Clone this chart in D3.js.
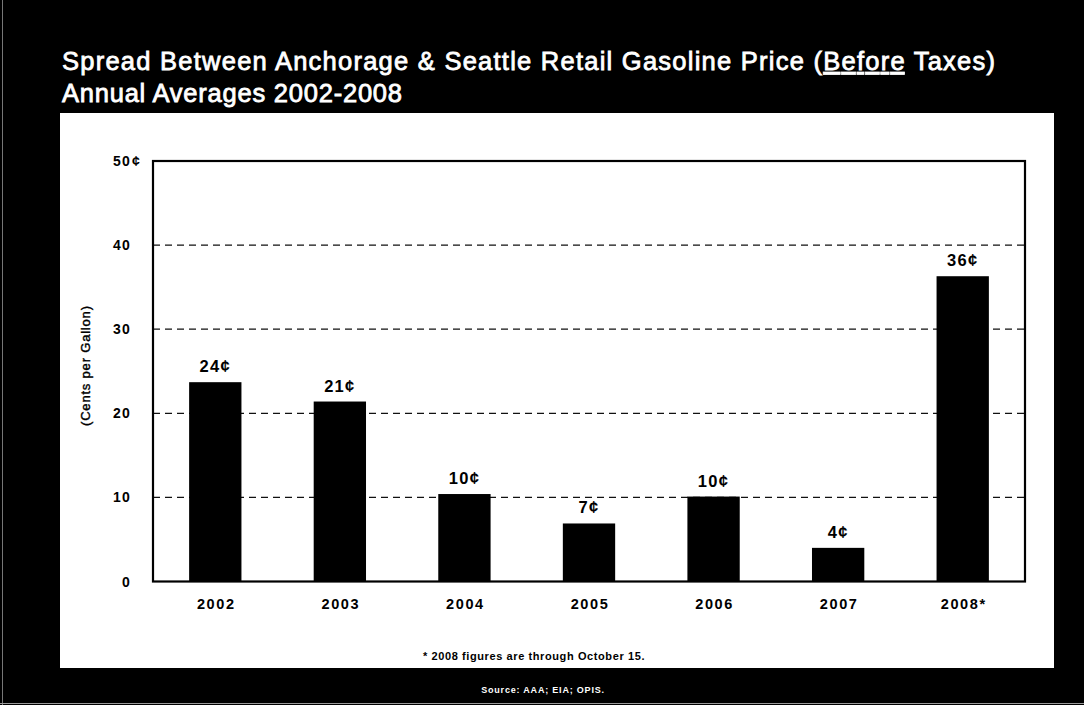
<!DOCTYPE html>
<html>
<head>
<meta charset="utf-8">
<script src="https://cdn.jsdelivr.net/npm/d3@7"></script>
<style>
  html, body { margin: 0; padding: 0; background: #000; }
  svg { display: block; }
  text { font-family: "Liberation Sans", Arial, sans-serif; }
</style>
</head>
<body>
<svg id="chart" width="1084" height="705"></svg>
<script>
// Annual average spread, Anchorage vs Seattle retail gasoline (cents per gallon, before taxes)
const years = ["2002", "2003", "2004", "2005", "2006", "2007", "2008*"];
const spreadCents = [23.7, 21.4, 10.4, 6.9, 10.1, 4.0, 36.3];
const yTicks = [0, 10, 20, 30, 40, 50];
const titleLine1 = ["Spread Between Anchorage & Seattle Retail Gasoline Price (", "Before", " Taxes)"];
const titleLine2 = "Annual Averages 2002-2008";
const yAxisTitle = "(Cents per Gallon)";
const footnote = "* 2008 figures are through October 15.";
const sourceNote = "Source: AAA; EIA; OPIS.";

const svg = d3.select("#chart");
const W = 1084, H = 705;

svg.append("rect").attr("width", W).attr("height", H).attr("fill", "#000");
// faint frame edges
svg.append("line").attr("x1", 2.5).attr("x2", 2.5).attr("y1", 0).attr("y2", H)
  .attr("stroke", "#777").attr("stroke-width", 1);
svg.append("line").attr("x1", 0).attr("x2", W).attr("y1", 703.5).attr("y2", 703.5)
  .attr("stroke", "#999").attr("stroke-width", 1);

// Title (regular face, thickened with a thin stroke)
const titleStyle = sel => sel.attr("fill", "#fff").attr("stroke", "#fff")
  .attr("stroke-width", 0.8).attr("font-size", 25.5).attr("lengthAdjust", "spacing");
const t1 = svg.append("text").attr("x", 62).attr("y", 70)
  .call(titleStyle).attr("textLength", 933);
t1.append("tspan").text(titleLine1[0]);
t1.append("tspan").attr("text-decoration", "underline").text(titleLine1[1]);
t1.append("tspan").text(titleLine1[2]);
svg.append("text").attr("x", 62).attr("y", 102)
  .call(titleStyle).attr("textLength", 340)
  .text(titleLine2);

// White panel
svg.append("rect").attr("x", 60).attr("y", 113).attr("width", 994).attr("height", 555)
  .attr("fill", "#fff");

// Plot area
const plot = { left: 153, right: 1025, top: 161, bottom: 581.5 };

const x = d3.scaleBand().domain(years)
  .range([plot.left, plot.right])
  .paddingInner(0.58).paddingOuter(0.29);
const y = d3.scaleLinear().domain([0, 50]).range([plot.bottom, plot.top]);

// Dashed gridlines
svg.append("g").selectAll("line")
  .data(yTicks.filter(d => d > 0 && d < 50))
  .join("line")
  .attr("x1", plot.left).attr("x2", plot.right)
  .attr("y1", d => y(d)).attr("y2", d => y(d))
  .attr("stroke", "#111").attr("stroke-width", 1.2)
  .attr("stroke-dasharray", "7,5");

// Bars
svg.append("g").selectAll("rect")
  .data(years.map((yr, i) => ({ yr, v: spreadCents[i] })))
  .join("rect")
  .attr("x", d => x(d.yr))
  .attr("width", x.bandwidth())
  .attr("y", d => y(d.v))
  .attr("height", d => y(0) - y(d.v))
  .attr("fill", "#000");

// Value labels
svg.append("g").selectAll("text")
  .data(years.map((yr, i) => ({ yr, v: spreadCents[i] })))
  .join("text")
  .attr("x", d => x(d.yr) + x.bandwidth() / 2)
  .attr("y", d => y(d.v) - 10)
  .attr("text-anchor", "middle")
  .attr("font-size", 16.5).attr("font-weight", "bold")
  .attr("letter-spacing", 1.3)
  .attr("fill", "#000")
  .text(d => Math.round(d.v) + "\u00a2");

// Plot frame
svg.append("rect")
  .attr("x", plot.left).attr("y", plot.top)
  .attr("width", plot.right - plot.left).attr("height", plot.bottom - plot.top)
  .attr("fill", "none").attr("stroke", "#000").attr("stroke-width", 2.2);

// Y tick labels
const yLab = svg.append("g");
yLab.selectAll("text")
  .data(yTicks)
  .join("text")
  .attr("x", 131)
  .attr("y", d => y(d) + 5)
  .attr("text-anchor", "end")
  .attr("font-size", 14).attr("font-weight", "bold")
  .attr("letter-spacing", 1.2)
  .attr("fill", "#000")
  .text(d => d);
yLab.append("text")
  .attr("x", 132).attr("y", y(d3.max(yTicks)) + 5)
  .attr("font-size", 14).attr("font-weight", "bold")
  .attr("fill", "#000")
  .text("\u00a2");

// X tick labels
svg.append("g").selectAll("text")
  .data(years)
  .join("text")
  .attr("x", d => x(d) + x.bandwidth() / 2 + 1)
  .attr("y", 609)
  .attr("text-anchor", "middle")
  .attr("font-size", 14.5).attr("font-weight", "bold")
  .attr("letter-spacing", 1.6)
  .attr("fill", "#000")
  .text(d => d);

// Y axis title
svg.append("text")
  .attr("transform", "translate(90,366) rotate(-90)")
  .attr("text-anchor", "middle")
  .attr("font-size", 13)
  .attr("fill", "#000").attr("stroke", "#000").attr("stroke-width", 0.4)
  .attr("textLength", 120).attr("lengthAdjust", "spacing")
  .text(yAxisTitle);

// Footnote
svg.append("text")
  .attr("x", 534).attr("y", 660)
  .attr("text-anchor", "middle")
  .attr("font-size", 11).attr("font-weight", "bold")
  .attr("letter-spacing", 0.6)
  .attr("fill", "#000")
  .text(footnote);

// Source
svg.append("text")
  .attr("x", 543).attr("y", 693)
  .attr("text-anchor", "middle")
  .attr("font-size", 9).attr("font-weight", "bold")
  .attr("letter-spacing", 0.8)
  .attr("fill", "#fff")
  .text(sourceNote);
</script>
</body>
</html>
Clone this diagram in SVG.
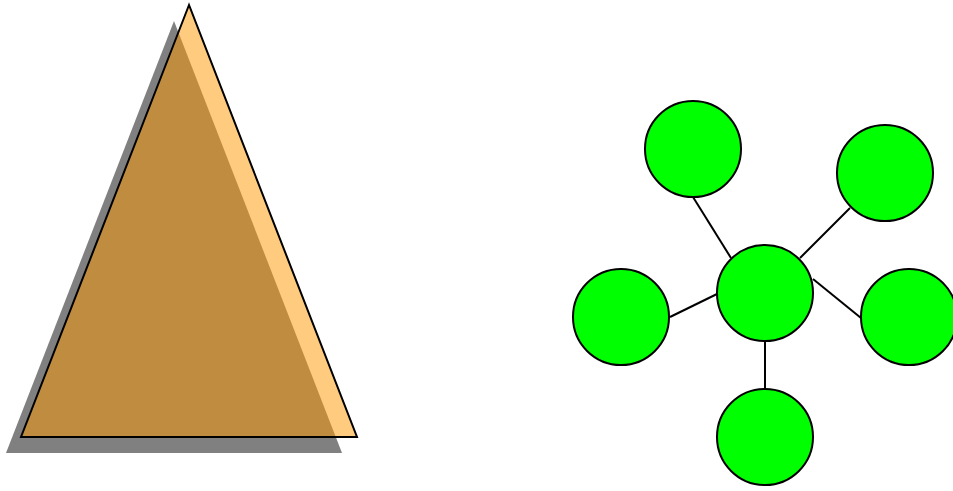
<svg xmlns="http://www.w3.org/2000/svg" width="953" height="491" viewBox="0 0 953 491">
<style>
.node{fill:#00FF00;stroke:#000;stroke-width:2}
.edge{stroke:#000;stroke-width:2;fill:none}
</style>
<rect width="953" height="491" fill="#fff"/>
<g id="triangle">
<polygon points="174,21 6,453 342,453" fill="#808080"/>
<polygon points="189,5 21,437 357,437" fill="#FF9900" fill-opacity="0.5" stroke="#000" stroke-width="2" stroke-linejoin="miter"/>
</g>
<g id="connectors">
<line class="edge" x1="693" y1="197" x2="731" y2="258"/>
<line class="edge" x1="850" y1="208" x2="800" y2="258"/>
<line class="edge" x1="670" y1="317" x2="717" y2="294"/>
<line class="edge" x1="813" y1="279" x2="861" y2="318"/>
<line class="edge" x1="765" y1="341" x2="765" y2="389"/>
</g>
<g id="n-center"><circle class="node" cx="765" cy="293" r="48"/></g>
<g id="n-topleft"><circle class="node" cx="693" cy="149" r="48"/></g>
<g id="n-topright"><circle class="node" cx="885" cy="173" r="48"/></g>
<g id="n-left"><circle class="node" cx="621" cy="317" r="48"/></g>
<g id="n-right"><circle class="node" cx="909" cy="317" r="48"/></g>
<g id="n-bottom"><circle class="node" cx="765" cy="437" r="48"/></g>
</svg>
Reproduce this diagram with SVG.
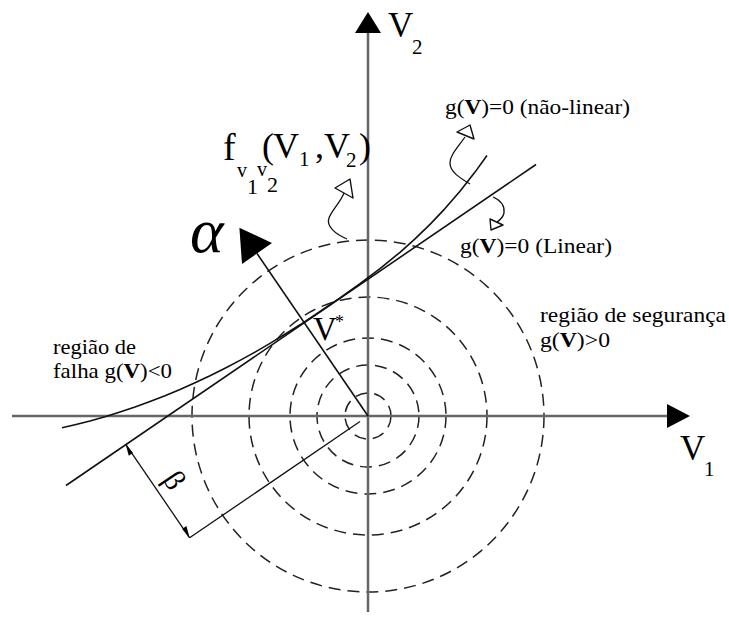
<svg xmlns="http://www.w3.org/2000/svg" width="729" height="622" viewBox="0 0 729 622">
<style>
text{font-family:"Liberation Serif","Times New Roman",serif;fill:#000}
.lbl{font-size:21px}
.axis{stroke:#666;stroke-width:2.5;fill:none}
.ln{stroke:#111;stroke-width:1.6;fill:none;stroke-linejoin:round}
.thin{stroke:#111;stroke-width:1.3;fill:none}
.dash{stroke:#222;stroke-width:1.5;fill:none;stroke-dasharray:12 7}
.lead{stroke:#111;stroke-width:1.3;fill:none}
.hollow{fill:#fff;stroke:#111;stroke-width:1.4;stroke-linejoin:round}
.solid{fill:#000;stroke:none}
</style>
<rect width="729" height="622" fill="#fff"/>
<g id="circles">
<circle class="dash" cx="368" cy="416" r="23"/>
<circle class="dash" cx="368" cy="416" r="51"/>
<circle class="dash" cx="368" cy="416" r="78"/>
<circle class="dash" cx="368" cy="416" r="119"/>
<circle class="dash" cx="368" cy="416" r="176"/>
</g>
<g id="axes">
<line class="axis" x1="12" y1="416" x2="670" y2="416"/>
<polygon class="solid" points="690,416 667,404 667,428"/>
<line class="axis" x1="368" y1="612" x2="368" y2="31"/>
<polygon class="solid" points="368,12 355,33 381,33"/>
</g>
<g id="connectors">
<line id="linear" class="ln" x1="66" y1="485.5" x2="536" y2="164.5"/>
<path id="nonlinear" class="ln" d="M62,427.8 L75,424.8 L90,421 L105,416.8 L120,412.1 L135,407.1 L150,401.6 L165,395.8 L180,389.5 L195,382.8 L210,375.8 L225,368.3 L240,360.4 L255,352.1 L270,343.4 L285,334.3 L300,324.8 L320,311.5 L340,297.8 L360,283.6 L380,268.6 L400,252.3 L415,238.9 L430,224.4 L445,208.6 L460,191.2 L475,172.1 L487,155.5"/>
<line id="alpha-line" class="ln" x1="368" y1="416" x2="257" y2="253.5"/>
<polygon class="solid" points="239.4,227.7 272,243 242,264"/>
<line id="ext" class="thin" x1="360" y1="421.5" x2="189.6" y2="537.8"/>
<line id="dim" class="thin" x1="125.6" y1="444.1" x2="189.6" y2="537.8"/>
<polygon class="solid" points="125.6,444.1 133,452.9 128.8,455.8"/>
<polygon class="solid" points="189.6,537.8 182.2,529 186.4,526.1"/>
<path class="lead" d="M347,239 C335,234 326,226 329,218 C332,210 340,203 344,193"/>
<polygon class="hollow" points="350,179 353,198 335,188"/>
<path class="lead" d="M470,184 C460,178 450,172 450,163 C450,155 458,147 465,137"/>
<polygon class="hollow" points="470,125 474,139 457,132"/>
<path class="lead" d="M493,197 C500,200 505,205 504,213 C503,218 500,220 497,222"/>
<polygon class="hollow" points="490,219 503,225 491,230"/>
</g>
<g id="labels">
<text class="lbl" x="445" y="114" textLength="185" lengthAdjust="spacingAndGlyphs">g(<tspan font-weight="bold">V</tspan>)=0 (não-linear)</text>
<text class="lbl" x="460" y="253" textLength="152" lengthAdjust="spacingAndGlyphs">g(<tspan font-weight="bold">V</tspan>)=0 (Linear)</text>
<text class="lbl" x="540" y="322" textLength="186" lengthAdjust="spacingAndGlyphs">região de segurança</text>
<text class="lbl" x="540" y="347" textLength="70" lengthAdjust="spacingAndGlyphs">g(<tspan font-weight="bold">V</tspan>)&gt;0</text>
<text class="lbl" x="53" y="354" textLength="83" lengthAdjust="spacingAndGlyphs">região de</text>
<text class="lbl" x="53" y="378" textLength="119" lengthAdjust="spacingAndGlyphs">falha g(<tspan font-weight="bold">V</tspan>)&lt;0</text>
<text x="313" y="340" font-size="33">V</text>
<text x="335" y="328" font-size="18">*</text>
<text x="680" y="460" font-size="35">V</text>
<text x="704" y="476" font-size="21">1</text>
<text x="388" y="37" font-size="35">V</text>
<text x="412" y="54" font-size="21">2</text>
<text x="190" y="252" font-size="64" font-style="italic">α</text>
<text transform="translate(172,482) rotate(56)" x="0" y="7" font-size="30" text-anchor="middle">β</text>
<g id="f-label">
<text x="223" y="160" font-size="38">f</text>
<text x="237" y="177" font-size="20">v</text>
<text x="247" y="194" font-size="22">1</text>
<text x="257" y="176" font-size="20">v</text>
<text x="267" y="192" font-size="22">2</text>
<text x="262" y="158" font-size="36">(</text>
<text x="273" y="158" font-size="36">V</text>
<text x="299" y="166" font-size="21">1</text>
<text x="315" y="158" font-size="36">,</text>
<text x="324" y="158" font-size="36">V</text>
<text x="346" y="167" font-size="21">2</text>
<text x="359" y="158" font-size="36">)</text>
</g>
</g>
</svg>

------------------------------------------------------------

What to work on → Determine the number of lines in the records that include the string "this", and respond with that number only.

Answer for the task → 3